Over the next six years other teal were captured from the island to form the basis of a captive rearing programme and by 1999 the teal population had been increased to 60 birds. All were held in captivity as there was no place safe enough to release them.

A year earlier, the Department of Conservation had undertaken a rat eradication project on Whenua Hou, a 1400 ha island five kilometres north-west of Stewart Island. The eradication technique was developed in New Zealand by innovative conservation officers using GPS-guided helicopters to drop poisoned cereal pellet baits designed specifically for rats. Many pundits suggested that Whenua Hou was too big for the system to be successful, but by 2000 the island was officially declared rat free and 24 teal were released there as an interim measure until their subantarctic home island could be cleared of predators.

By May 2001 Campbell Island had also been cleared of rats using the same system. At 11,300 ha, it is the largest island to be cleared of rats anywhere in the world.

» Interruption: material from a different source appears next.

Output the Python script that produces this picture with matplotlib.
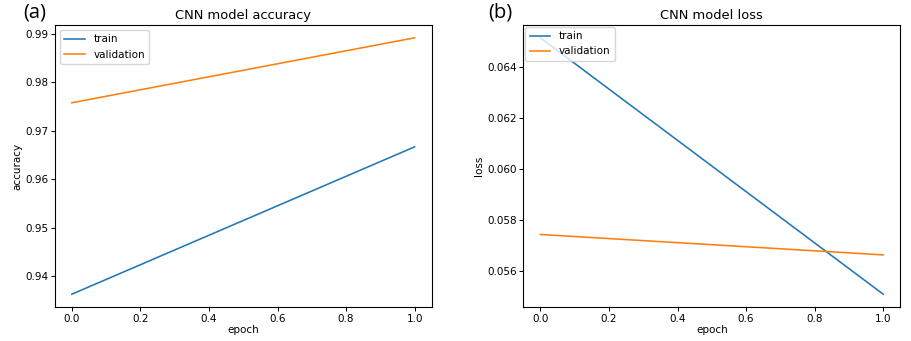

In April this year a geological team on Campbell Island found a lone male teal, which had apparently swum the three km of open sea from Dent to the main island, and then another 20 km around the coast. Prior to the removal of the rats, this little voyager would have been snapped up as soon as he set foot on the island.

The Campbell Island pipit, which was also isolated on small rat-free islets, has self-reintroduced to the main island and is now rapidly re-colonising its former home range. Conservation officers hold hopes that the Campbell Island snipe, which was only discovered in 1997 on a single 19 ha islet by specialist bird recovery dog handler Dave Barker and his German short haired pointer Bob, will also make its own way to the main island.

In the meantime, the teal on Whenua Hou had held their own in the predator-free environment and, in early September this year, they were joined by a similar number of birds from a captive breeding population held at Mount Bruce in the Wairarapa. All 50 birds were returned to Campbell Island aboard HMNZS Canterbury—the same vessel which brought the first teal back to New Zealand in 1984—in September.

Unlike other endangered native birds on the New Zealand mainland, Campbell Island teal now no longer need human intervention on their home range, but a small population has been kept on mainland New Zealand at least until the fate of the birds on Campbell is known. They are now once more on their own and free to re-colonise the home range of their ancestors almost 200 years after the invasion which almost sent them into oblivion.